By Favour Nnabugwu


The Lagos Chamber of Commerce and Industry (LCCI) has announced the appointment of Dr Chinyere Almona as its director General, effective from today.

This follows the retirement of Dr Muda Yusuf who had served the chamber for 24 years, with the last 13 years in the capacity of director general.

Mrs Toki Mabogunje, President, LCCI, on Thursday described the Yusuf as an astute economist.

She said that Yusuf rose to become the director general through hard work and unrivalled dedication to duty.

Mabogunje described him as a respected public commentator on macroeconomic issues, regulatory environment, economic reforms, policy and institutional reforms, trade policy issues and investment climate matters.

“He has led numerous policy reform and engagement sessions on the business environment, investment climate issues and the ease of doing business in Nigeria.

“Indeed, Dr Muda Yusuf will surely be missed by staff, members of the chamber, partners, collaborators, the diplomatic community, and stakeholders in the media space for his sound economic and analytical prowess, which has contributed immensely to the effectiveness of public policy advocacy and the development of the Nigerian economy.

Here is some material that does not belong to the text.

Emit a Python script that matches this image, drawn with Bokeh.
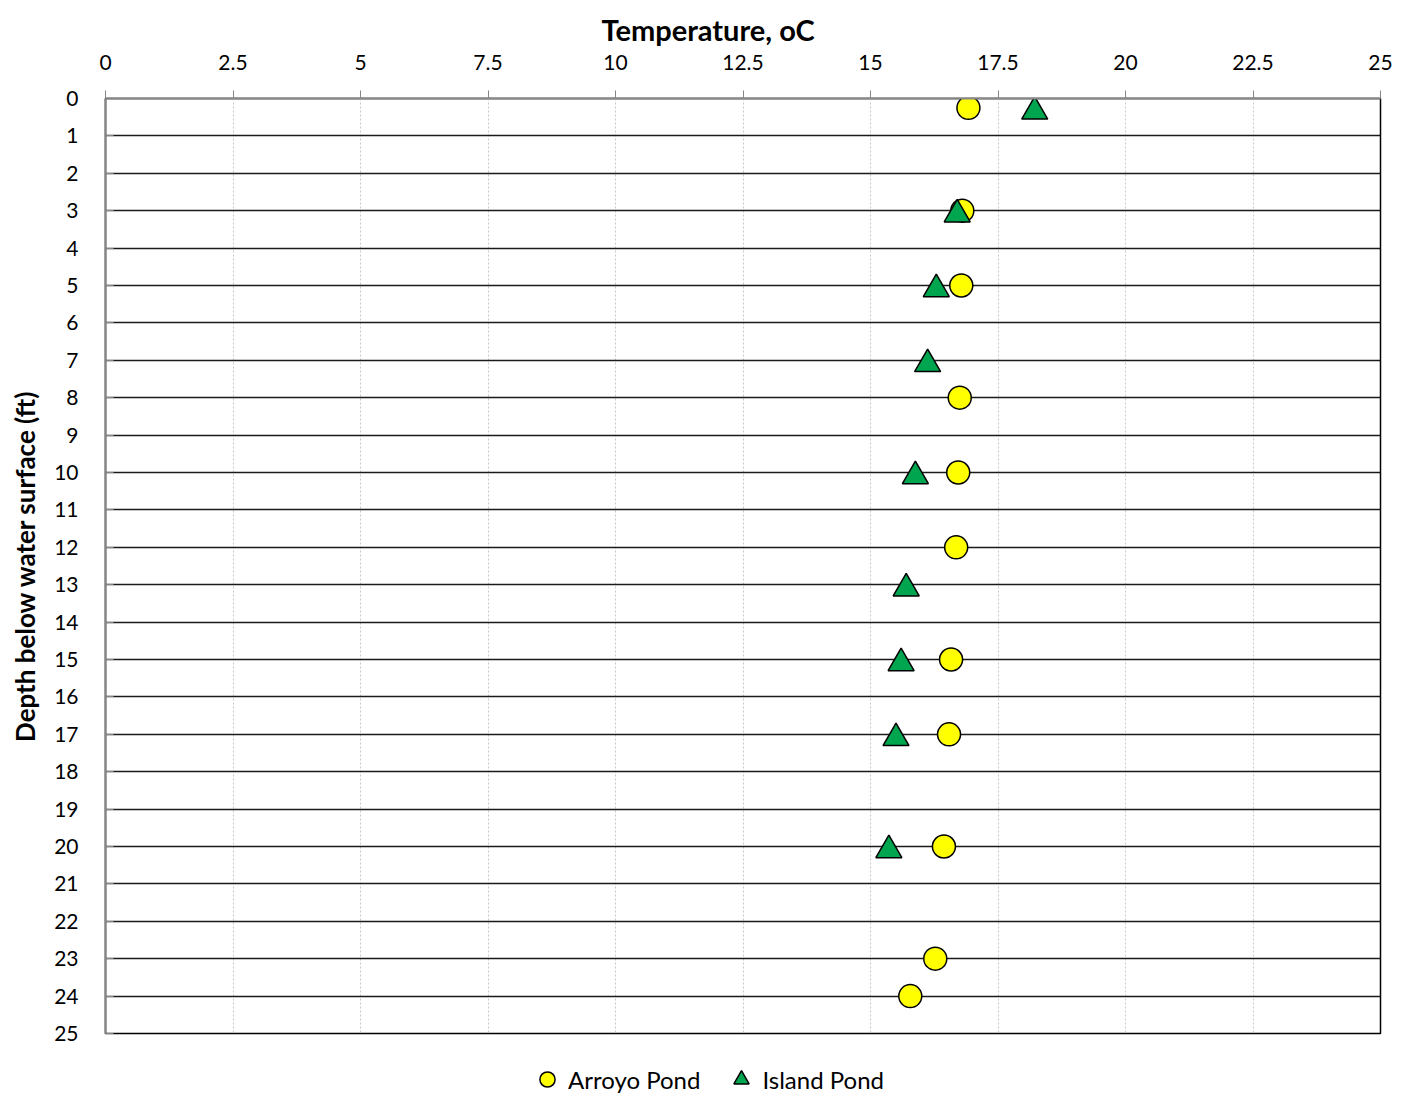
from bokeh.plotting import figure
from bokeh.layouts import column
from bokeh.models import Range1d, FixedTicker, Legend, LegendItem, Title, ColumnDataSource
from bokeh.transform import dodge
from bokeh.embed import file_html
from bokeh.resources import INLINE

arroyo_depth = [0.25, 3, 5, 8, 10, 12, 15, 17, 20, 23, 24]
arroyo_temp = [16.92, 16.80, 16.78, 16.75, 16.72, 16.68, 16.58, 16.54, 16.44, 16.27, 15.78]
island_depth = [0.25, 3, 5, 7, 10, 13, 15, 17, 20]
island_temp = [18.22, 16.70, 16.29, 16.12, 15.88, 15.70, 15.60, 15.50, 15.36]
series_names = ["Arroyo Pond", "Island Pond"]

x_ticks = [0, 2.5, 5, 7.5, 10, 12.5, 15, 17.5, 20, 22.5, 25]
y_ticks = list(range(0, 26))

FONT = "Lato"
FW, FH = 1275, 935

p = figure(frame_width=FW, frame_height=FH, output_backend="svg", toolbar_location=None,
           x_range=Range1d(0, 25), y_range=Range1d(25, 0),
           x_axis_location="above", min_border_left=105, min_border_right=13,
           min_border_top=98, min_border_bottom=12)
p.outline_line_color = "black"
p.outline_line_width = 1.5

p.add_layout(Title(text="Temperature, oC", align="left", offset=496,
                   text_font=FONT, text_font_style="bold", text_font_size="29px",
                   text_color="black", standoff=10), "above")

xa = p.xaxis[0]
xa.ticker = FixedTicker(ticks=x_ticks)
xa.major_label_overrides = {0: "0", 5: "5", 10: "10", 15: "15", 20: "20", 25: "25"}
xa.major_label_text_font = FONT
xa.major_label_text_font_size = "21px"
xa.major_label_text_color = "black"
xa.major_label_standoff = 21
xa.axis_line_color = "#868686"
xa.axis_line_width = 2
xa.major_tick_line_color = "#868686"
xa.major_tick_out = 8
xa.major_tick_in = 0
xa.minor_tick_line_color = None

ya = p.yaxis[0]
ya.ticker = FixedTicker(ticks=y_ticks)
ya.axis_label = "Depth below water surface (ft)"
ya.axis_label_text_font = FONT
ya.axis_label_text_font_style = "bold"
ya.axis_label_text_font_size = "26px"
ya.axis_label_text_color = "black"
ya.axis_label_standoff = 10
ya.major_label_text_font = FONT
ya.major_label_text_font_size = "21px"
ya.major_label_text_color = "black"
ya.major_label_standoff = 27
ya.axis_line_color = "#868686"
ya.axis_line_width = 2
ya.major_tick_line_color = "#868686"
ya.major_tick_in = 8
ya.major_tick_out = 0
ya.minor_tick_line_color = None

p.xgrid.ticker = FixedTicker(ticks=x_ticks[1:-1])
p.xgrid.grid_line_color = "#c8c8c8"
p.xgrid.grid_line_dash = "2 2"
p.xgrid.grid_line_width = 1
p.ygrid.ticker = FixedTicker(ticks=y_ticks[1:])
p.ygrid.grid_line_color = "#1a1a1a"
p.ygrid.grid_line_width = 1.6

src_a = ColumnDataSource(dict(t=arroyo_temp, d=arroyo_depth))
src_i = ColumnDataSource(dict(t=island_temp, d=island_depth))

circle_style = dict(marker="circle", fill_color="#ffff00", line_color="black", line_width=1.5)
tri_style = dict(marker="triangle", fill_color="#00a550", line_color="black", line_width=1.5)

p.scatter("t", "d", source=src_a, size=23, **circle_style)
# triangle drawn so its bounding box (not centroid) sits on the value
p.scatter("t", dodge("d", 0.1, range=p.y_range), source=src_i, size=26, **tri_style)

# legend strip below the chart (its ranges keep the series out of view; only the legend shows)
lg = figure(width=FW + 105 + 13, height=53, output_backend="svg", toolbar_location=None,
            x_range=Range1d(100, 101), y_range=Range1d(100, 101),
            x_axis_type=None, y_axis_type=None, min_border=0)
lg.outline_line_color = None
lg.grid.visible = False
l1 = lg.scatter("t", "d", source=src_a, size=17, **circle_style)
l2 = lg.scatter("t", "d", source=src_i, size=17, **tri_style)
legend = Legend(items=[LegendItem(label=series_names[0], renderers=[l1]),
                       LegendItem(label=series_names[1], renderers=[l2])],
                orientation="horizontal", location=(421, 0),
                label_text_font=FONT, label_text_font_size="24px",
                label_text_color="black",
                glyph_width=42, glyph_height=38, label_standoff=0,
                spacing=20, border_line_color=None, background_fill_alpha=0,
                padding=0, margin=0)
lg.add_layout(legend, "center")

layout = column(p, lg, spacing=0)
open("out.html", "w").write(file_html(layout, INLINE))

“We believe that, though he has retired from the Lagos Chamber of Commerce and Industry, he is definitely not tired of contributing his quota to the prosperity of Nigeria, as the economic powerhouse of the African continent.

“We shall continue to benefit from his expertise as he moves to the next stage of his endeavours,” she said.

The LCCI President said the new director general’s appointment was an added value to the well-established profile of the chamber.

She expressed hope that Almona’s appointment would further transform and reposition the chamber in this season of the new normal, and enable it to maintain its position as a leading voice of the organised private sector.

Almona brings in about 30 year-experience in diverse areas.

She had previously led the Africa Corporate Governance Programme of the International Finance Corporation (IFC), which provided a wide range of corporate governance reforms across 13 African countries.